Data section:
★ ★ ★ ★

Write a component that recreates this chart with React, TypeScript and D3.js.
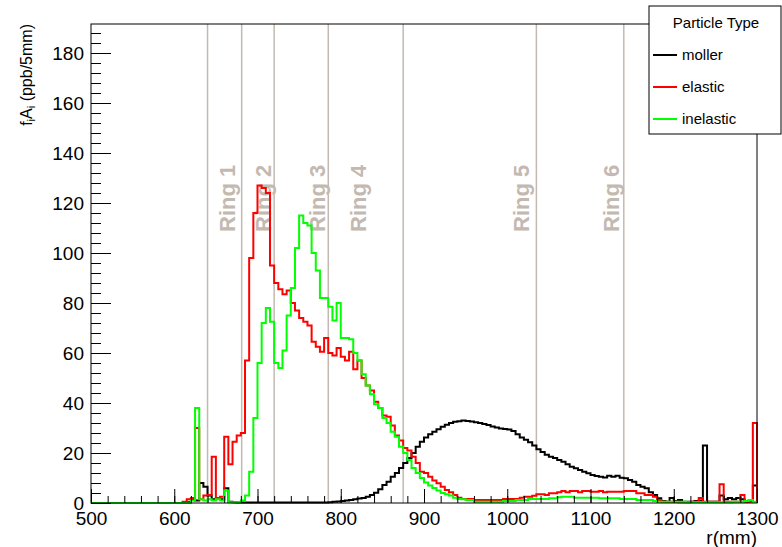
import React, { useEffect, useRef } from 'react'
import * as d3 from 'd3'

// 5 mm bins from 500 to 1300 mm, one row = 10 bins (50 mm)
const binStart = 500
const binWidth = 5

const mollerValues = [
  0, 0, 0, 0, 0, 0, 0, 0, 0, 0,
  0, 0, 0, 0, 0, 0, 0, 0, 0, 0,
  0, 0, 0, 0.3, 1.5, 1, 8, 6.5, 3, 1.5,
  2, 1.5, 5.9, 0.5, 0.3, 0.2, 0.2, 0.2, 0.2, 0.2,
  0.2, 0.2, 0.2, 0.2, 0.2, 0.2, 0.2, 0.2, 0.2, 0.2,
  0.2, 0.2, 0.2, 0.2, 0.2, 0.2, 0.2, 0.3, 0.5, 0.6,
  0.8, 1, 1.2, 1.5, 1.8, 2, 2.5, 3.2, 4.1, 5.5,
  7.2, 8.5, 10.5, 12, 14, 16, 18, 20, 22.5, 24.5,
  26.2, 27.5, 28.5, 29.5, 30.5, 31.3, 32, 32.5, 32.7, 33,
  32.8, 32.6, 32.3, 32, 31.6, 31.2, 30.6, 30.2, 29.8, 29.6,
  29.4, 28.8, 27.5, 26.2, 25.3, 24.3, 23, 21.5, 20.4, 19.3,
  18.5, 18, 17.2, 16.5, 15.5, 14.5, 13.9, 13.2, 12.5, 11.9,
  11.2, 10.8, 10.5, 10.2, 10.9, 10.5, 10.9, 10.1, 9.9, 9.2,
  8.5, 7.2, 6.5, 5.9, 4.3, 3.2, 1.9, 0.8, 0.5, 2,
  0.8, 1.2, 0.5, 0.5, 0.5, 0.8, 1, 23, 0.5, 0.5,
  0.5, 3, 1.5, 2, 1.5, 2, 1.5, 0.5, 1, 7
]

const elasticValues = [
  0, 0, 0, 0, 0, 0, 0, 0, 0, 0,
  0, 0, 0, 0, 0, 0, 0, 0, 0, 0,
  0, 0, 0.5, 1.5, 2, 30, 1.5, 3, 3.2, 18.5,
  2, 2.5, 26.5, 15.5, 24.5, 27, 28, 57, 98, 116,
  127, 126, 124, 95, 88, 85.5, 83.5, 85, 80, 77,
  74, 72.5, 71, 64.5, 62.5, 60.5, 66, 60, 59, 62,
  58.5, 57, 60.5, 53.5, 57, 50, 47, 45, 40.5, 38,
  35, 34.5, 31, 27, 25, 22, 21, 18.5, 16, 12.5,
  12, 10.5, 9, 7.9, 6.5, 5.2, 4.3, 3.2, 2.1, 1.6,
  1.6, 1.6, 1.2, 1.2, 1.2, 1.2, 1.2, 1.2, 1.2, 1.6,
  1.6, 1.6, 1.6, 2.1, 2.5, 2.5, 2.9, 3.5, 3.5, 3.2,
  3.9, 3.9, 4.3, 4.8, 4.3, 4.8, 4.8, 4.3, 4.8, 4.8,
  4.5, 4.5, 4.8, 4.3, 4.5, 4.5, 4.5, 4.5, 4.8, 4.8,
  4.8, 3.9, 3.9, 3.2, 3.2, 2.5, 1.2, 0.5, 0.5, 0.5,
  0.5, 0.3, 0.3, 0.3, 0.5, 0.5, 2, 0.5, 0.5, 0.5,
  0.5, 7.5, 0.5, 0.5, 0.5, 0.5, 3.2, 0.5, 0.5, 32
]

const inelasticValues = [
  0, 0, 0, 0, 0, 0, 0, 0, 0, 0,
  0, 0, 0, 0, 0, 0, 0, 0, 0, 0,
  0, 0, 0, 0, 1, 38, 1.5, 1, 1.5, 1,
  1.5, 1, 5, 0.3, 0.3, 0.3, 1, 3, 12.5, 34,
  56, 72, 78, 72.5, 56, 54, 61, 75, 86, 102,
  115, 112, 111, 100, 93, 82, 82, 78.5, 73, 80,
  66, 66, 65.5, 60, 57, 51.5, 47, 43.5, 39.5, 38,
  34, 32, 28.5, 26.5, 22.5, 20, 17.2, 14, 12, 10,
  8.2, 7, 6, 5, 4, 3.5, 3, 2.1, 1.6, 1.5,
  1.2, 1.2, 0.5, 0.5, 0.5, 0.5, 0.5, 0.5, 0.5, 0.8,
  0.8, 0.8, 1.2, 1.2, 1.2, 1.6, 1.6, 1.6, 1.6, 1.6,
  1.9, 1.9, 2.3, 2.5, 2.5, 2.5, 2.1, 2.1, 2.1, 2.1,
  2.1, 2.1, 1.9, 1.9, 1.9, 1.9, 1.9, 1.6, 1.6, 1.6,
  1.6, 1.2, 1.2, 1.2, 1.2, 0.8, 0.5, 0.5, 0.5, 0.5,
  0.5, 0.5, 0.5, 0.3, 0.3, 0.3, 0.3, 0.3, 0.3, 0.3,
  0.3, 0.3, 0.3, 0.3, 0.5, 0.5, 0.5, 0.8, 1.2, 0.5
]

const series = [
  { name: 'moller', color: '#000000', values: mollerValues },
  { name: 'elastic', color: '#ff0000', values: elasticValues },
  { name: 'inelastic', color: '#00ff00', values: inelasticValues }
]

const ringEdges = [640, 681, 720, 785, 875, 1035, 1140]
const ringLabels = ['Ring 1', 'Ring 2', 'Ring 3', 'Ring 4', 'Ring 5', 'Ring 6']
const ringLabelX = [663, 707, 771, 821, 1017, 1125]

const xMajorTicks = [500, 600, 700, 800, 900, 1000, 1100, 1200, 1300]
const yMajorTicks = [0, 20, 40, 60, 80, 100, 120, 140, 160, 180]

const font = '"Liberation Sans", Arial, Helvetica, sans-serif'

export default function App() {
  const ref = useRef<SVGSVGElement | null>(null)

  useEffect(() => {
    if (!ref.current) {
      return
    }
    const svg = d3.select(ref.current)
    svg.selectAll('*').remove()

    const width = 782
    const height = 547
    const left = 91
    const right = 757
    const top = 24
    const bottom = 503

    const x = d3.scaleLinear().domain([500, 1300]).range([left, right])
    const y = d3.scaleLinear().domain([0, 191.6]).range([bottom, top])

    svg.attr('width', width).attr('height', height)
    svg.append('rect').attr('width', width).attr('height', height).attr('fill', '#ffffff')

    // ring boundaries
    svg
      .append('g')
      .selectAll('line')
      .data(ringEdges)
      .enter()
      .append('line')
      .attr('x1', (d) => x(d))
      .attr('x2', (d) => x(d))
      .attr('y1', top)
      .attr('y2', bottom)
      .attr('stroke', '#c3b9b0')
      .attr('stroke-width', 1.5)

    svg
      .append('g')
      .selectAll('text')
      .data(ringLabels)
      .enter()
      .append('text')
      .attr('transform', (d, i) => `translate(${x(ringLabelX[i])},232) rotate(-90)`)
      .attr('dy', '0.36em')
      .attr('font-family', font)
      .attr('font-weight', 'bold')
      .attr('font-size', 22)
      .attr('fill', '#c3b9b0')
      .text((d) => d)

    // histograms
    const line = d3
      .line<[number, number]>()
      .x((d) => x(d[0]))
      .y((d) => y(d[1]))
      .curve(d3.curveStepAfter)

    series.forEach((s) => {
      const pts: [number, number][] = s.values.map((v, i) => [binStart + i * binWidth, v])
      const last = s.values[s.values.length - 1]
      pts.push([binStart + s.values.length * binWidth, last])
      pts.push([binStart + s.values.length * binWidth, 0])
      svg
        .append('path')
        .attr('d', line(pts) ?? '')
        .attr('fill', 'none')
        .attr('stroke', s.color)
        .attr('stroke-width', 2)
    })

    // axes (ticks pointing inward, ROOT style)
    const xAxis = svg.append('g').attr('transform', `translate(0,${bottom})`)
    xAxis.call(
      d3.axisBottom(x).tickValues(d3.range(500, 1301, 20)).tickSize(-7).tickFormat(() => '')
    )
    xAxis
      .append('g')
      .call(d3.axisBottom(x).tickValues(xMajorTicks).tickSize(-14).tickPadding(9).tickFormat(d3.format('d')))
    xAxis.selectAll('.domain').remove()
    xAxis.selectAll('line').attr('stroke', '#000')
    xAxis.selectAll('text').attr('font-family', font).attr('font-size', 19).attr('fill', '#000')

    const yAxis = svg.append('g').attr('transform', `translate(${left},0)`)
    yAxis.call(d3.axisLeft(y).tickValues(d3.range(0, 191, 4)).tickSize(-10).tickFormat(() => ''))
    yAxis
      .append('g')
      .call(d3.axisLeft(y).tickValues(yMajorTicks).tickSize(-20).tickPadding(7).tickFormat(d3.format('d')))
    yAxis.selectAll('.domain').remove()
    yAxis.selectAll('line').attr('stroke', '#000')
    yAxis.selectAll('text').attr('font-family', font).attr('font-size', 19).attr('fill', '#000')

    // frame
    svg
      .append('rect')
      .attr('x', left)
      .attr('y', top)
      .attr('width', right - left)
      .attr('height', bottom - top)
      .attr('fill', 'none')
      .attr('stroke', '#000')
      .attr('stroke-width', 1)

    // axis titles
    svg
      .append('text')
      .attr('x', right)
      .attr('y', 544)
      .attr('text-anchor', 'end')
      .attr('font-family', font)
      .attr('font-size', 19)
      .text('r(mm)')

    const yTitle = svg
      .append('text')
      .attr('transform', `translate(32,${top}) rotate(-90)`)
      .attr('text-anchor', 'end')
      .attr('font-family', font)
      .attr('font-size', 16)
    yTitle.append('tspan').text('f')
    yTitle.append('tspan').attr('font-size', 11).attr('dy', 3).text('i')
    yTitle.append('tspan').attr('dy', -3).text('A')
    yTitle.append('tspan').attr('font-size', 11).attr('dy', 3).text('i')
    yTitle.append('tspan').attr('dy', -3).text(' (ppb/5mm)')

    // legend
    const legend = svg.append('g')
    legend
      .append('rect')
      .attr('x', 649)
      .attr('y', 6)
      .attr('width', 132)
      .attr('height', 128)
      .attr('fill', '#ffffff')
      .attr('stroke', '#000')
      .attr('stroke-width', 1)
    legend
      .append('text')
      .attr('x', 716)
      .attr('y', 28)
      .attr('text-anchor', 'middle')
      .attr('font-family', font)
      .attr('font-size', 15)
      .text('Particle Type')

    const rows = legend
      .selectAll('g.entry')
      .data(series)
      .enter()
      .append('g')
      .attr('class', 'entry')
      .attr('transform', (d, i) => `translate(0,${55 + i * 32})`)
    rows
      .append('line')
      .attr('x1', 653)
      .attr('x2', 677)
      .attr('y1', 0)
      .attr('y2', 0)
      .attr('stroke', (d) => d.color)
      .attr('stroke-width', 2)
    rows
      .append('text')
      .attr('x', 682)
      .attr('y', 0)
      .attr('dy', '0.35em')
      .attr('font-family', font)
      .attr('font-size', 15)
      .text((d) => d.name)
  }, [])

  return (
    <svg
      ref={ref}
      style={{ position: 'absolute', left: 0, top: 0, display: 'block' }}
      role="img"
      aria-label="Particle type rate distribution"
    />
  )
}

★ ★ ★ ★

Exercise brief:
Write out nothing but the lines from the start of the data through the line with "const binWidth = 5". Leave out the pictures.

Reply to the exercise:
Write a component that recreates this chart with React, TypeScript and D3.js.
import React, { useEffect, useRef } from 'react'
import * as d3 from 'd3'

// 5 mm bins from 500 to 1300 mm, one row = 10 bins (50 mm)
const binStart = 500
const binWidth = 5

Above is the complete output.